Literatura y compromiso
«Hay muchas maneras de marginar, silenciar o –como dicen ahora– cancelar a un escritor o un artista, aunque la disyuntiva sea falsa»
Hay muchas maneras de marginar, silenciar o –como dicen ahora– cancelar a un escritor o un artista, aunque la disyuntiva sea falsa: un escritor es un artista, lo que no quiere decir que todo artista sea escritor y a lo mejor no todos los escritores son artistas y se quedan, muy orgullosamente, en artesanos o como se decía antes en trabajadores de la cultura. ¿Antes? Eran los tiempos –y qué lejanos– en que aún se hablaba de realismo socialista y poesía social, y términos como veneciano o culturalista eran piedras arrojadizas como lo había sido el apelativo «de la berza».
Entre los más jóvenes y sin hablar de literatura extranjera, los había que nos inclinábamos por las poéticas de los Novísimos y no queríamos saber nada de Celaya, Blas de Otero y todo aquel furgón que no se despegaba de la historia más triste de todas las historias. No estábamos muy bien vistos. El germanófilo Barral y el anglófilo Gil de Biedma nos habían enseñado el camino: Rilke y Auden, respectivamente, y antes habíamos descubierto entre la grisalla la luz de la revista Cántico. Por no hablar de Cernuda, tan presente siempre y del inmenso Juan Ramón Jiménez de Espacio. Juan Goytisolo y su novela Señas de identidad y García Hortelano y los dos tomos de El gran momento de Mary Tribune abrían diferentes puertas; como hacía Benet. Otras estéticas eran posibles, al margen de la militancia política mezclada con la literatura.
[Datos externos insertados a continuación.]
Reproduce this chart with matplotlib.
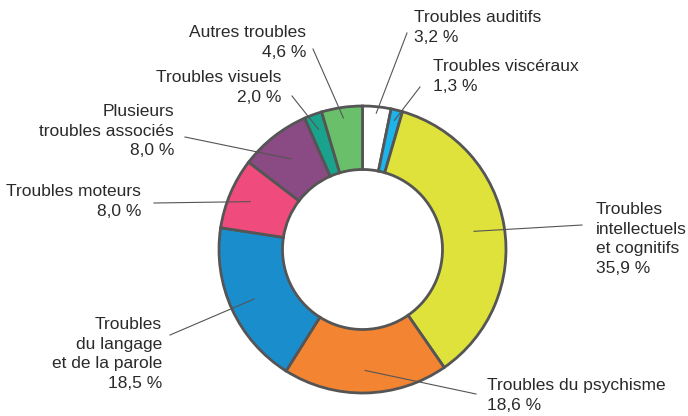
import matplotlib.pyplot as plt
import numpy as np

# data
labels = ["Troubles auditifs\n3,2 %", "Troubles viscéraux\n1,3 %",
          "Troubles\nintellectuels\net cognitifs\n35,9 %", "Troubles du psychisme\n18,6 %",
          "Troubles\ndu langage\net de la parole\n18,5 %", "Troubles moteurs\n8,0 %",
          "Plusieurs\ntroubles associés\n8,0 %", "Troubles visuels\n2,0 %",
          "Autres troubles\n4,6 %"]
values = [3.2, 1.3, 35.9, 18.6, 18.5, 8.0, 8.0, 2.0, 4.6]
colors = ["#ffffff", "#1db4ea", "#dfe23a", "#f28432", "#1a8dcd",
          "#ef4c7d", "#8a4a83", "#1aa38c", "#6abf6a"]

# layout in pixels (y downwards): text anchor x, top y, align, line end, leader radius
text_pos = [(414, 10, 'left'), (433, 59, 'left'), (596, 202, 'left'), (487, 378, 'left'),
            (162, 317, 'right'), (141, 184, 'right'), (174, 104, 'right'),
            (281, 70, 'right'), (306, 25, 'right')]
line_end = [(407, 33), (420, 87), (582, 225), (476, 394), (170, 335),
            (154, 203), (185, 137), (292, 96), (313, 49)]
lead_r = [137, 133, 113, 121, 119, 122, 115, 128, 133]

H = 416
cx, cy, R, r_in = 362.5, 249.5, 143.5, 80

plt.rcParams['font.family'] = ['Liberation Sans', 'DejaVu Sans']
fig = plt.figure(figsize=(6.88, 4.16), dpi=100)
ax = fig.add_axes([0, 0, 1, 1])

ax.pie(values, colors=colors, startangle=90, counterclock=False,
       center=(cx, H - cy), radius=R,
       wedgeprops=dict(width=R - r_in, edgecolor='#555555', linewidth=2))

ax.set_xlim(0, 688)
ax.set_ylim(0, H)
ax.set_aspect('equal')
ax.axis('off')

# leader lines from wedge middle angles
frac = np.cumsum([0] + values) / sum(values)
mids = (frac[:-1] + frac[1:]) / 2
for i, lab in enumerate(labels):
    ang = np.deg2rad(90 - 360 * mids[i])
    x0 = cx + lead_r[i] * np.cos(ang)
    y0 = (H - cy) + lead_r[i] * np.sin(ang)
    ex, ey = line_end[i]
    ax.plot([x0, ex], [y0, H - ey], color='#555555', lw=0.8)
    tx, ty, al = text_pos[i]
    ax.text(tx, H - ty, lab, ha=al, va='top', multialignment=al,
            fontsize=12.5, color='#2a2a2a', linespacing=1.38)

plt.savefig('out.png', dpi=100)
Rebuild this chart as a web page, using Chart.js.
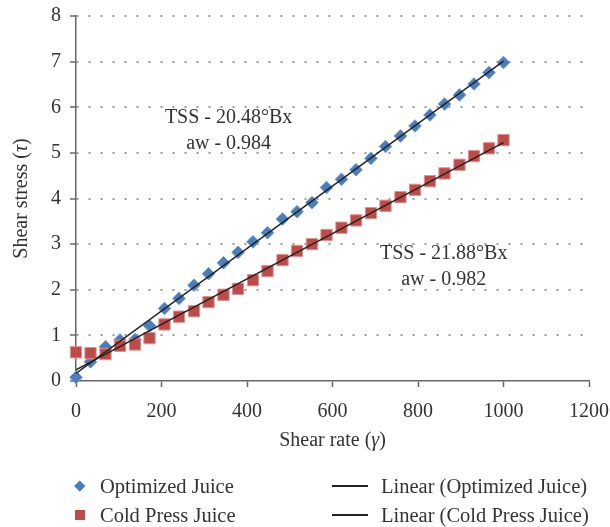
<!DOCTYPE html>
<html>
<head>
<meta charset="utf-8">
<title>Shear stress vs shear rate</title>
<script src="https://cdn.jsdelivr.net/npm/chart.js@4.4.1/dist/chart.umd.min.js"></script>
<style>
    body { margin: 0; background: #fff; }
    #wrap { position: relative; width: 610px; height: 527px; }
    #legend { position: absolute; left: 0; top: 0; width: 610px; height: 527px; pointer-events: none;
              font-family: 'Liberation Serif', 'Times New Roman', serif; font-size: 20.5px; color: #333; }
    #legend .item { position: absolute; display: flex; align-items: center; height: 28px; white-space: nowrap; }
    #legend .sw { display: inline-flex; align-items: center; justify-content: center; }
    #legend .mark { width: 20px; height: 28px; margin-right: 10px; }
    #legend .line { width: 36px; height: 28px; margin-right: 13px; }
    #legend .diamond { width: 7.5px; height: 7.5px; transform: rotate(45deg); }
    #legend .square { width: 10px; height: 10px; }
    #legend .stroke { width: 36px; height: 1.5px; background: #222; }
</style>
</head>
<body>
<div id="wrap">
    <canvas id="flowChart" width="610" height="527"></canvas>
    <div id="legend"></div>
</div>
<script>
// shear rate (1/s) and measured shear stress (Pa)
var shearRate = [0, 34, 69, 103, 138, 172, 207, 241, 276, 310, 345, 379, 414, 448, 483,
                 517, 552, 586, 621, 655, 690, 724, 759, 793, 828, 862, 897, 931, 966, 1000];
var optimizedJuice = [0.08, 0.42, 0.75, 0.90, 0.91, 1.21, 1.59, 1.81, 2.10, 2.35, 2.59, 2.82, 3.05, 3.25, 3.55,
                      3.71, 3.91, 4.24, 4.42, 4.63, 4.88, 5.14, 5.37, 5.59, 5.83, 6.07, 6.27, 6.51, 6.76, 6.98];
var coldPressJuice = [0.63, 0.61, 0.59, 0.77, 0.80, 0.94, 1.24, 1.41, 1.53, 1.73, 1.89, 2.02, 2.21, 2.41, 2.65,
                      2.85, 3.00, 3.20, 3.36, 3.52, 3.68, 3.84, 4.03, 4.19, 4.38, 4.55, 4.74, 4.93, 5.10, 5.28];
var xTicks = [0, 200, 400, 600, 800, 1000, 1200];
var yTicks = [0, 1, 2, 3, 4, 5, 6, 7, 8];

var notes = [
    { x: 357, y: 5.76, lines: ['TSS - 20.48°Bx', 'aw - 0.984'] },
    { x: 860, y: 2.80, lines: ['TSS - 21.88°Bx', 'aw - 0.982'] }
];

var FONT = "'Liberation Serif', 'Times New Roman', serif";
var TEXT = '#333';

function toPoints(xs, ys) {
    return xs.map(function(x, i){ return { x: x, y: ys[i] }; });
}

// least squares line over the same x range as the data
function trend(xs, ys) {
    var n = xs.length, sx = 0, sy = 0, sxx = 0, sxy = 0;
    for (var i = 0; i < n; i++) {
        sx += xs[i]; sy += ys[i]; sxx += xs[i] * xs[i]; sxy += xs[i] * ys[i];
    }
    var m = (n * sxy - sx * sy) / (n * sxx - sx * sx);
    var b = (sy - m * sx) / n;
    var x0 = xs[0], x1 = xs[n - 1];
    return [{ x: x0, y: m * x0 + b }, { x: x1, y: m * x1 + b }];
}

// text runs with italic greek symbols, centred on (x, y)
function drawRuns(ctx, runs, x, y) {
    var widths = [], total = 0;
    runs.forEach(function(r){
        ctx.font = (r[1] ? 'italic ' : '') + '20px ' + FONT;
        var w = ctx.measureText(r[0]).width;
        widths.push(w); total += w;
    });
    var cx = x - total / 2;
    runs.forEach(function(r, i){
        ctx.font = (r[1] ? 'italic ' : '') + '20px ' + FONT;
        ctx.fillText(r[0], cx, y);
        cx += widths[i];
    });
}

var textPlugin = {
    id: 'textPlugin',
    afterDraw: function(chart) {
        var ctx = chart.ctx, area = chart.chartArea;
        var xs = chart.scales.x, ys = chart.scales.y;
        ctx.save();
        ctx.fillStyle = TEXT;
        ctx.textBaseline = 'middle';

        // axis titles
        ctx.textAlign = 'left';
        drawRuns(ctx, [['Shear rate (', false], ['γ', true], [')', false]],
                 (area.left + area.right) / 2, area.bottom + 60);
        ctx.save();
        ctx.translate(area.left - 54, (area.top + area.bottom) / 2);
        ctx.rotate(-Math.PI / 2);
        drawRuns(ctx, [['Shear stress (', false], ['τ', true], [')', false]], 0, 0);
        ctx.restore();

        // TSS / water activity notes
        ctx.font = '20px ' + FONT;
        ctx.textAlign = 'center';
        notes.forEach(function(n){
            var px = xs.getPixelForValue(n.x), py = ys.getPixelForValue(n.y);
            n.lines.forEach(function(t, i){ ctx.fillText(t, px, py + i * 26); });
        });
        ctx.restore();
    }
};

var chart = new Chart(document.getElementById('flowChart'), {
    type: 'scatter',
    data: {
        datasets: [
            {
                label: 'Optimized Juice',
                data: toPoints(shearRate, optimizedJuice),
                pointStyle: 'rectRot',
                pointRadius: 6.3,
                pointHoverRadius: 6.3,
                backgroundColor: '#4A7EBB',
                borderColor: '#6F95C9',
                borderWidth: 1,
                clip: false,
                order: 2
            },
            {
                label: 'Linear (Optimized Juice)',
                data: trend(shearRate, optimizedJuice),
                showLine: true,
                pointRadius: 0,
                borderColor: '#222',
                borderWidth: 1.5,
                order: 0
            },
            {
                label: 'Cold Press Juice',
                data: toPoints(shearRate, coldPressJuice),
                pointStyle: 'rect',
                pointRadius: 8,
                pointHoverRadius: 8,
                backgroundColor: '#BE4B48',
                borderColor: '#D99694',
                borderWidth: 1,
                clip: false,
                order: 1
            },
            {
                label: 'Linear (Cold Press Juice)',
                data: trend(shearRate, coldPressJuice),
                showLine: true,
                pointRadius: 0,
                borderColor: '#222',
                borderWidth: 1.5,
                order: 0
            }
        ]
    },
    options: {
        responsive: false,
        animation: false,
        layout: { padding: { top: 16, right: 21, bottom: 71, left: 0 } },
        plugins: {
            legend: { display: false },
            tooltip: { enabled: false }
        },
        scales: {
            x: {
                type: 'linear',
                min: xTicks[0],
                max: xTicks[xTicks.length - 1],
                afterFit: function(s){ s.height = 75; s.paddingLeft = 0; s.paddingRight = 0; },
                afterBuildTicks: function(s){ s.ticks = xTicks.map(function(v){ return { value: v }; }); },
                ticks: {
                    padding: 13,
                    color: TEXT,
                    font: { family: FONT, size: 20 },
                    callback: function(v){ return String(v); }
                },
                grid: { drawOnChartArea: false, tickLength: 6, tickColor: '#666', tickWidth: 1.5 },
                border: { color: '#666', width: 1.5 }
            },
            y: {
                min: yTicks[0],
                max: yTicks[yTicks.length - 1],
                afterFit: function(s){ s.width = 76; s.paddingTop = 0; s.paddingBottom = 0; },
                afterBuildTicks: function(s){ s.ticks = yTicks.map(function(v){ return { value: v }; }); },
                ticks: {
                    padding: 9,
                    color: TEXT,
                    font: { family: FONT, size: 20 },
                    callback: function(v){ return String(v); }
                },
                grid: {
                    color: function(c){ return c.tick && c.tick.value === 0 ? 'rgba(0,0,0,0)' : '#9a9a9a'; },
                    lineWidth: 2,
                    tickLength: 6,
                    tickColor: '#666',
                    tickWidth: 1.5
                },
                border: { color: '#666', width: 1.5, dash: [2, 10] }
            }
        }
    },
    plugins: [textPlugin]
});

// two-column legend under the plot
var legendCols = [70, 332];
var legendRows = [472, 501];
var legendHtml = '';
chart.data.datasets.forEach(function(ds, i){
    var left = legendCols[i % 2], top = legendRows[Math.floor(i / 2)];
    var sw;
    if (ds.showLine) {
        sw = '<span class="sw line"><span class="stroke"></span></span>';
    } else {
        var shape = ds.pointStyle === 'rectRot' ? 'diamond' : 'square';
        sw = '<span class="sw mark"><span class="' + shape + '" style="background:' + ds.backgroundColor + '"></span></span>';
    }
    legendHtml += '<div class="item" style="left:' + left + 'px;top:' + top + 'px">' + sw + '<span>' + ds.label + '</span></div>';
});
document.getElementById('legend').innerHTML = legendHtml;
</script>
</body>
</html>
Pero la situación, entonces, todavía respiraba tóxicos como creer que un escritor no comprometido –así se decía pero lo que se quería decir era huérfano del carnet del PCE o no-compañero de viaje o cosa parecida– era menos escritor que uno comprometido. O bien un reaccionario escondido en su torre de marfil. Y lo que es peor: que el compromiso era político o no era y además –esto era lo malo– obligaba forzosamente al arte. Costó un poco instaurar que el verdadero compromiso era con la literatura; el compromiso estaba en el acto de escribir y en cada libro: éste era el verdadero compromiso de un autor y lo demás –si es que había demás– era una cuestión de su personalidad civil, no una herencia de los tiempos del soviet, con Lukács y compañía de retén de guardia.
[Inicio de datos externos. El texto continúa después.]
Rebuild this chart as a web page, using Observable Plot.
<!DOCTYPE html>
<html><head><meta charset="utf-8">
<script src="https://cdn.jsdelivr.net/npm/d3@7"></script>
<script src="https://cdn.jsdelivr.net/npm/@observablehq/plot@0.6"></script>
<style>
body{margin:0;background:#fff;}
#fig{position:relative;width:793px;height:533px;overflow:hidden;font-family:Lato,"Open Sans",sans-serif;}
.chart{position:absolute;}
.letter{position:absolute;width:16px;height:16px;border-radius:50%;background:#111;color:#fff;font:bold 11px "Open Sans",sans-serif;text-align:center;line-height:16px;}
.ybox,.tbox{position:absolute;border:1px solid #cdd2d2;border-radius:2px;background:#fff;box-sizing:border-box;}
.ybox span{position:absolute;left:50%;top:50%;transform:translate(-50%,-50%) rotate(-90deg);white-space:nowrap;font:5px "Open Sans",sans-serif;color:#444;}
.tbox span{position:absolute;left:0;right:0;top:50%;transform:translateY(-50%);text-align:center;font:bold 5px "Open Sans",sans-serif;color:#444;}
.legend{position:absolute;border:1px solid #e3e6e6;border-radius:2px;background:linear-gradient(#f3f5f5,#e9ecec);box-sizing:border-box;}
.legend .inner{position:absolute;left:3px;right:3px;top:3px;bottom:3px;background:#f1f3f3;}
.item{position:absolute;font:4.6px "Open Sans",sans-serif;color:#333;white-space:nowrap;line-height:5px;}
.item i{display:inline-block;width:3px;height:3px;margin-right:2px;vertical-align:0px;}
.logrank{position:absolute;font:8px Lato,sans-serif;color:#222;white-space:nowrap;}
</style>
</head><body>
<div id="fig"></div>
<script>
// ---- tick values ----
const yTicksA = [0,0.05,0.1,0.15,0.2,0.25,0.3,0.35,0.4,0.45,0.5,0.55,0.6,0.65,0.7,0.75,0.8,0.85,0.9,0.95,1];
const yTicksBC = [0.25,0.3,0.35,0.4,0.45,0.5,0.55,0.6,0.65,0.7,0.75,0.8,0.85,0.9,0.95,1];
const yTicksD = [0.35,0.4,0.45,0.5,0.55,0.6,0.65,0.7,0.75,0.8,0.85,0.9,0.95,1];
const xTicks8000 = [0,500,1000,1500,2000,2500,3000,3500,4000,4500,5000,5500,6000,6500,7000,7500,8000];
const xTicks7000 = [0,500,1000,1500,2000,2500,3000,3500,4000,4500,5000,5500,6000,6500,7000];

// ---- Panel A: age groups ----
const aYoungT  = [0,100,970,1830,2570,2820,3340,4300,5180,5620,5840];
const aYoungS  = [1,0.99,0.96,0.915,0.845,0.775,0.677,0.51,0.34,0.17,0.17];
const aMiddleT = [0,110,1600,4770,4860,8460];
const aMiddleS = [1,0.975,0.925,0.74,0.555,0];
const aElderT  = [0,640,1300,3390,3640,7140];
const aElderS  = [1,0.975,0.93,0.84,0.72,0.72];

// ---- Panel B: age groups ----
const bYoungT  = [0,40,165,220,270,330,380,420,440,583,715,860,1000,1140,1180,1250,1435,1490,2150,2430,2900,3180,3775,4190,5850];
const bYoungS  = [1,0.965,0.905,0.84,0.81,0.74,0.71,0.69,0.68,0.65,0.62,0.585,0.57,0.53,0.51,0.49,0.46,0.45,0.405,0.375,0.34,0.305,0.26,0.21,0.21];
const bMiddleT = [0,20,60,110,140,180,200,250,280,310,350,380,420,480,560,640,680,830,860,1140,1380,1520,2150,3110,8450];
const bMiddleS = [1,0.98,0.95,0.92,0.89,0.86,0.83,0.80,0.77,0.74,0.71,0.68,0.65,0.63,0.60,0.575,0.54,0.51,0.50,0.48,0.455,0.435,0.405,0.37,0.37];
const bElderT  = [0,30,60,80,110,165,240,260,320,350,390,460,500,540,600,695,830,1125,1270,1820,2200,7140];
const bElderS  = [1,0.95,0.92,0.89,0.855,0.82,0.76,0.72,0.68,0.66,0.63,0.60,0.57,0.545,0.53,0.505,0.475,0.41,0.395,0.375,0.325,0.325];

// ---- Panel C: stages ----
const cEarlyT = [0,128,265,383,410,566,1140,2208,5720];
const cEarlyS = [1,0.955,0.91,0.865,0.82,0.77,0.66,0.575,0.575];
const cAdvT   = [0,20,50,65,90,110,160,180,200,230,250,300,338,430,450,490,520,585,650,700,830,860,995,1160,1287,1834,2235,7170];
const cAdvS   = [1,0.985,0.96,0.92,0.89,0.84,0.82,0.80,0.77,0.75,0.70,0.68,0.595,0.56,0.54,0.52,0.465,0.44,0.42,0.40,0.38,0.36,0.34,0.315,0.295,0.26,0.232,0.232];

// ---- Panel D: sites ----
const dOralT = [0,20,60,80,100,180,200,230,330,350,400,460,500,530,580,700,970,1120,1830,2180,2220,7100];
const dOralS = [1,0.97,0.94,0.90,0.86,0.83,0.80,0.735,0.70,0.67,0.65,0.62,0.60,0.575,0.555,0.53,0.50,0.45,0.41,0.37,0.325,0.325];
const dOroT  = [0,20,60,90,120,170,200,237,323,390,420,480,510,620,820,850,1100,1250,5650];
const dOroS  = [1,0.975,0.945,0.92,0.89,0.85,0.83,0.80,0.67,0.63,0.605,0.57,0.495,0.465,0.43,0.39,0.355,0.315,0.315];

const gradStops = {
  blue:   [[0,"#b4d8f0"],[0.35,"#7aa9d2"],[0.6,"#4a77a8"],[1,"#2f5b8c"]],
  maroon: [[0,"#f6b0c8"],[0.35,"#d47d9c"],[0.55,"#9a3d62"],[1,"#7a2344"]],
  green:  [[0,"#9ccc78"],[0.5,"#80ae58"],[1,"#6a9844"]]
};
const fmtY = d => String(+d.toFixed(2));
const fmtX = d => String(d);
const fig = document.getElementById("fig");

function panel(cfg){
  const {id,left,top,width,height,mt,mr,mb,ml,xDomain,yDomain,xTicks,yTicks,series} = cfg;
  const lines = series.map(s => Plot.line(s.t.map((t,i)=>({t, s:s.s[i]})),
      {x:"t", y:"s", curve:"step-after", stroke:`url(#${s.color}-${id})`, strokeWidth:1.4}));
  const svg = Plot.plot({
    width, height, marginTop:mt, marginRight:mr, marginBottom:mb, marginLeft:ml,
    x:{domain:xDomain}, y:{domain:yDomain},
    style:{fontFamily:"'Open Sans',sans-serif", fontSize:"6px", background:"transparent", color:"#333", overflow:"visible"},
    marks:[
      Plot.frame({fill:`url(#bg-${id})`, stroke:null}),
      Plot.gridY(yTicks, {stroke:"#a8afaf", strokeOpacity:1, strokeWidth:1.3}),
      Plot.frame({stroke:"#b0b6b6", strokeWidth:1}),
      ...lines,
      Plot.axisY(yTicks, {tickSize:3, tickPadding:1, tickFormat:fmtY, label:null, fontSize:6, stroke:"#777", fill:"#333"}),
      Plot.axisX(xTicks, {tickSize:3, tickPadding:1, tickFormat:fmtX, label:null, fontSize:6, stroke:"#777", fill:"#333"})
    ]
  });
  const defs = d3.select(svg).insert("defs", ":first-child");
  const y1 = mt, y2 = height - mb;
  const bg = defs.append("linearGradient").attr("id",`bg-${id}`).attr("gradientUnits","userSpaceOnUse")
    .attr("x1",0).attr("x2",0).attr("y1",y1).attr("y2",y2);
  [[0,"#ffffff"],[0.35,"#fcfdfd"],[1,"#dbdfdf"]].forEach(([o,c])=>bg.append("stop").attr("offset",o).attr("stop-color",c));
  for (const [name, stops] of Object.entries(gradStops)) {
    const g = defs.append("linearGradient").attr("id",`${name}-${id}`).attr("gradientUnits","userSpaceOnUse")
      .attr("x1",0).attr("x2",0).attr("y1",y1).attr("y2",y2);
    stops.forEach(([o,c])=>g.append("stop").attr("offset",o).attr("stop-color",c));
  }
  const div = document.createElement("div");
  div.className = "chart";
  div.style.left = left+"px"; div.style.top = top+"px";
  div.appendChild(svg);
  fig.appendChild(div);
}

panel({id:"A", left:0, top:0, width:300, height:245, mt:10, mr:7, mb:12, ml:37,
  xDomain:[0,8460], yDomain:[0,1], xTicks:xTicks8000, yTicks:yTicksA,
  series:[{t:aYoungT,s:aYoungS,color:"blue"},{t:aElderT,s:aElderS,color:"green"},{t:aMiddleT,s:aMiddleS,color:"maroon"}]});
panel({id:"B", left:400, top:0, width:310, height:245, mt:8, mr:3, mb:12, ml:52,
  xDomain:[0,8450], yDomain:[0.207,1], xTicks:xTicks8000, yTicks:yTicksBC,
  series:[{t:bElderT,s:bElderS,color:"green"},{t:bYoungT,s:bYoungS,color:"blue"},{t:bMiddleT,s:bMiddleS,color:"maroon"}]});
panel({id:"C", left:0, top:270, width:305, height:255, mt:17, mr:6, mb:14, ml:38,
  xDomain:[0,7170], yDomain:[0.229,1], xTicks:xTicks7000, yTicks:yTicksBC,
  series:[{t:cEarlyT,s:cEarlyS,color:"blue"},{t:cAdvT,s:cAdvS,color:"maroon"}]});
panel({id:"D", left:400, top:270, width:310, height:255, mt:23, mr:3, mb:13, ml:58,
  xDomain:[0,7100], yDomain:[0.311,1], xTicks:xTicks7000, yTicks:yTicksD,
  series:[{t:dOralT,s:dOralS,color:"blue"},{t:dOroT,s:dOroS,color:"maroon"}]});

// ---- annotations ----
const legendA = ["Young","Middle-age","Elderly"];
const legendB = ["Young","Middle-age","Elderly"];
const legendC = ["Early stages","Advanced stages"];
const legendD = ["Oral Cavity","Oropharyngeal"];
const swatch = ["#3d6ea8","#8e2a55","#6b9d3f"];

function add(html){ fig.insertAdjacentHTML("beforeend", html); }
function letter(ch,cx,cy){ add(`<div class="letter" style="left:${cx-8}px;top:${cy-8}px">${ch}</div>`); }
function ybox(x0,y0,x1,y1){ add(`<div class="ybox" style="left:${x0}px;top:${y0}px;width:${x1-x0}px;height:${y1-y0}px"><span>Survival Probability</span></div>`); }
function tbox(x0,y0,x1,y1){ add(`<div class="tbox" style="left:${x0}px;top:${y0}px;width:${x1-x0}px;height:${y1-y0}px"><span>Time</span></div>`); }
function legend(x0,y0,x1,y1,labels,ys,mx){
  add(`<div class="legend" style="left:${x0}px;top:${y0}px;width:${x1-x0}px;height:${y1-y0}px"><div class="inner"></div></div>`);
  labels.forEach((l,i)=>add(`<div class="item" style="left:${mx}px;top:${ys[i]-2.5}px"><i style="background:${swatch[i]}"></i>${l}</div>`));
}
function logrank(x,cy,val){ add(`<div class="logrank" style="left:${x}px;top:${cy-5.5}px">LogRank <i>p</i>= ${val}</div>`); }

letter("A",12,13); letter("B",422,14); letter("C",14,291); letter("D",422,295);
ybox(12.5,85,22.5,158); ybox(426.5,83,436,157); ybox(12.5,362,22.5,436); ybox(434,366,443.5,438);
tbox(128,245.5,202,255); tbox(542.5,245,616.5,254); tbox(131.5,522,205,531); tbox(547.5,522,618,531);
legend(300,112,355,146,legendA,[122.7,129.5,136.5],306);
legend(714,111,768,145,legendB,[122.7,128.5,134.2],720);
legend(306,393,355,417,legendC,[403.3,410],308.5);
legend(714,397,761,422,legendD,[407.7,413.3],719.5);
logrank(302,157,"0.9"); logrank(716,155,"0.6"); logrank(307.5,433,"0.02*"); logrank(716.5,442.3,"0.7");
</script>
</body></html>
En la muerte de Alfonso Sastre la palabra compromiso y el término intelectual comprometido han vuelto a la palestra. Y ha parecido que su compromiso político era tan importante o más que su obra. Yo no puedo hablar de la obra de Sastre porque no soy aficionado al teatro más allá de Shakespeare, Moliere, Goldoni y en fin, que soy lo que se dice un analfabeto teatral y pido disculpas, pero me ha llamado la atención la insistencia en su compromiso político, propia de los tiempos predemocráticos. Y me pregunto si de haber sido farmacéutico en vez de dramaturgo se hubiera dicho lo mismo o se habría soslayado directamente el hecho de ser farmacéutico. Mi pregunta es tonta porque ahora que lo pienso ese subrayar tanto el compromiso político de Sastre no debe de proceder sólo de su responsabilidad sino que tal vez venga del actual resurgimiento del compromiso travestido en activismo; o mejor: en la palabra activista como algo definitorio e imprescindible como marchamo de no sé qué, pero de algo importante.
En los últimos tiempos leemos a menudo el término activista asociado al escritor y al artista y eso favorece la impresión de que la literatura o el arte solos no bastan o no alcanzan, y que sólo acompañados de activismo tienen razón de existir, o un valor superior. Hablo de una impresión, repito, pero encierra un peligro no menor: la devaluación del arte y la literatura o su justificación en función del activismo. Incluso la conversión del escritor o el artista en una figura social por su activismo, y su oficio un mero decorado.
Acabáramos: en los 80/90 los hubo que escribieron su librito y se incorporaron con entusiasmo al mundo de la literatura porque querían ser famosos. O mejor: ricas y famosas, como la película de Cukor, donde Jacqueline Bisset interpretaba a la escritora menos escritora que haya visto en mi vida. Ahora se apoyan en el activismo y así se mantienen en el candelero, o creen brillar de una forma que no consiguieron con sus libros. Todo es posible en Granada, pero sospecho que nada es anecdótico en esta corriente y por eso es peligrosa: para la literatura –por si no padeciera ya de distintas amenazas ágrafas– y quizá –repito: quizá– también para la sociedad. Por mi parte, nunca creí que volvería a escribir un título como el de este artículo.